Non-interest income increased by $5.6 million to $8.6 million for the twelve months ended December 31, 2025, from $2.9 million for the twelve months ended December 31, 2024. In 2024, the Bank recorded a loss on sale of loans of $5.3 million compared to a slight gain in 2025. BOLI income and fees and service charges also increased $692 thousand and $245 thousand, respectively, in 2025. Offsetting these items was a decrease in 2025 on realized and unrealized losses and gains on equity investments of $679 thousand.

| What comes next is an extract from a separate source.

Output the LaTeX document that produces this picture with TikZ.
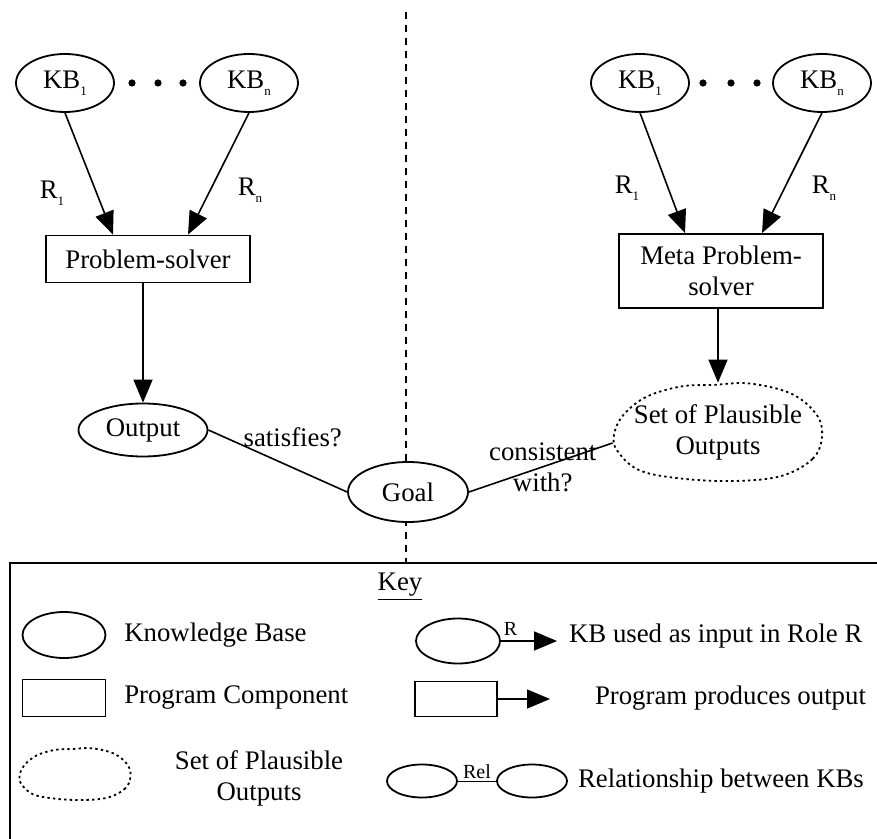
\documentclass[tikz,border=0pt]{standalone}
\usepackage{fontspec}
\setmainfont{Liberation Serif}
\usetikzlibrary{arrows.meta,shapes,positioning,calc}

\newcommand{\kbsub}[1]{\raisebox{-3.5pt}{\fontsize{6.5}{7}\selectfont #1}}
\newcommand{\plausiblecloud}[3]{%
  \draw[plausible, shift={#1}, xscale=#2, yscale=#3]
    plot[smooth cycle, tension=0.6] coordinates {(0.99,0.1) (0.9,0.55) (0.6,0.9) (0.15,1.0) (-0.35,0.95) (-0.75,0.78) (-0.96,0.38) (-0.99,0.05) (-0.9,-0.35) (-0.68,-0.72) (-0.35,-0.93) (-0.05,-0.96) (0.3,-0.99) (0.7,-0.78) (0.94,-0.35)};}

\begin{document}
\begin{tikzpicture}[x=0.5pt, y=-0.5pt, font=\fontsize{13.4}{15.5}\selectfont,
  kb/.style={ellipse, draw, line width=0.9pt, minimum width=49pt, minimum height=29pt, inner sep=0pt},
  solver/.style={rectangle, draw, line width=0.9pt, minimum width=102pt, align=center, inner sep=2pt},
  setbox/.style={rectangle, minimum width=105pt, minimum height=49pt, align=center, inner sep=0pt},
  role/.style={-{Triangle[length=11.5pt,width=9.5pt]}, line width=0.8pt},
  rel/.style={line width=0.8pt},
  plausible/.style={line width=0.9pt, dash pattern=on 1.2pt off 1.6pt},
  small/.style={font=\fontsize{10}{12}\selectfont, inner sep=1pt}]

\useasboundingbox (0,0) rectangle (877,839);

% divider
\coordinate (divtop) at (406,12);
\coordinate (divbot) at (406,563);
\draw[line width=1pt, dash pattern=on 3.5pt off 3pt] (divtop) -- (divbot);

% problem-solver
\node[kb] (kb1L) at (65,83) {KB\kbsub{1}};
\node[kb] (kbnL) at (249,83) {KB\kbsub{n}};
\foreach \x in {132,158,183} \fill (\x,83) circle (1.8pt);
\node[solver, minimum height=23.5pt] (ps) at (148,259) {Problem-solver};
\node[kb, minimum width=64.5pt, minimum height=26.5pt] (out) at (143,430) {Output};
\node (r1L) at (52,193) {R\kbsub{1}};
\node (rnL) at (250,190) {R\kbsub{n}};

% meta problem-solver
\node[kb] (kb1R) at (640,83) {KB\kbsub{1}};
\node[kb] (kbnR) at (822,83) {KB\kbsub{n}};
\foreach \x in {703,731,757} \fill (\x,83) circle (1.8pt);
\node[solver, minimum height=37pt] (meta) at (721,271) {Meta Problem-\\solver};
\node[setbox] (set) at (718,432) {Set of Plausible\\Outputs};
\plausiblecloud{(718,432)}{105}{49}
\node (r1R) at (627,188) {R\kbsub{1}};
\node (rnR) at (824,188) {R\kbsub{n}};

\node[kb, minimum width=60pt, minimum height=30pt, fill=white] (goal) at (408,492) {Goal};

\draw[role] (kb1L.south) -- ([xshift=-17.5pt]ps.north);
\draw[role] (kbnL.south) -- ([xshift=20pt]ps.north);
\draw[role] (ps.south -| out.north) -- (out.north);
\draw[role] (kb1R.south) -- ([xshift=-18pt]meta.north);
\draw[role] (kbnR.south) -- ([xshift=20.5pt]meta.north);
\draw[role] (meta.south -| set.north) -- (set.north);
\draw[rel] (out.east) -- node[xshift=7.5pt, yshift=12pt] {satisfies?} (goal.west);
\draw[rel] (goal.east) -- node[align=center, xshift=1pt] {consistent\\with?} ([yshift=-5.5pt]set.west);

% key
\coordinate (keyBL) at (10,839);
\coordinate (keyTL) at (10,563);
\coordinate (keyTR) at (877,563);
\draw[line width=1.2pt] (keyBL) -- (keyTL) -- (keyTR);
\node (key) at (400,587) {\underline{Key}};

\node[kb, minimum width=41.5pt, minimum height=23pt] (kbKey) at (64,635) {};
\node[right=5.4pt of kbKey] (kbTxt) {Knowledge Base};
\node[solver, minimum width=41.5pt, minimum height=18.5pt] (progKey) at (64,698) {};
\node[right=5.4pt of progKey] (progTxt) {Program Component};
\plausiblecloud{(75,774)}{56}{26}
\node[align=center] (plTxt) at (259,778) {Set of Plausible\\Outputs};

\node[kb, minimum width=42pt, minimum height=22.5pt] (kbRole) at (458,641) {};
\coordinate (roleEnd) at (557,641);
\draw[role] (kbRole.east) -- node[small, above=1.5pt, pos=0.17] {R} (roleEnd);
\node[anchor=west] (roleTxt) at (562,636) {KB used as input in Role R};

\node[solver, minimum width=41pt, minimum height=17.5pt] (progOut) at (456,699) {};
\coordinate (outEnd) at (550,699);
\draw[role] (progOut.east) -- (outEnd);
\node[anchor=east] (outTxt) at (873,698) {Program produces output};

\node[kb, minimum width=35pt, minimum height=16.5pt] (relA) at (422,781) {};
\node[kb, minimum width=35pt, minimum height=16.5pt] (relB) at (532,781) {};
\draw[line width=0.5pt] (relA) -- node[small, above] {Rel} (relB);
\node[anchor=west] (relTxt) at (571,781) {Relationship between KBs};
\end{tikzpicture}
\end{document}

Non-interest expense increased by $20.8 million, or 36.3 percent, to $77.9 million for the twelve months ended December 31, 2025, from $57.1 million for the twelve months ended December 31, 2024. The increase in operating expenses for 2025 was driven primarily by the Bank recording a one-time $15.1 million expense on the previously disclosed cannabis-related OREO property in the fourth quarter of 2025 and salaries and employee benefits increasing $3.2 million for the twelve months ended December 31, 2025, compared to the same period in 2024. Data processing costs also increased $959 thousand when comparing the twelve months ended December 31, 2025 with the same period one year earlier.
The income tax provision decreased by $13.4 million to an income tax benefit of $5.8 million for the twelve months ended December 31, 2025 when compared to a $7.6 million provision for the twelve-month period ended December 31, 2024.
Results of Operations for the Years Ended December 31, 2024 and 2023
The results of operations comparison of 2024 compared to 2023 can be found in the Company's previously filed Annual Report on Form 10-K for the year-ended December 31, 2024 under Item 7 "Management's Discussion and Analysis of Financial Condition and Results of Operations"- Results of Operations for the Years Ended December 31, 2024 and 2023 on pages 29 and 30.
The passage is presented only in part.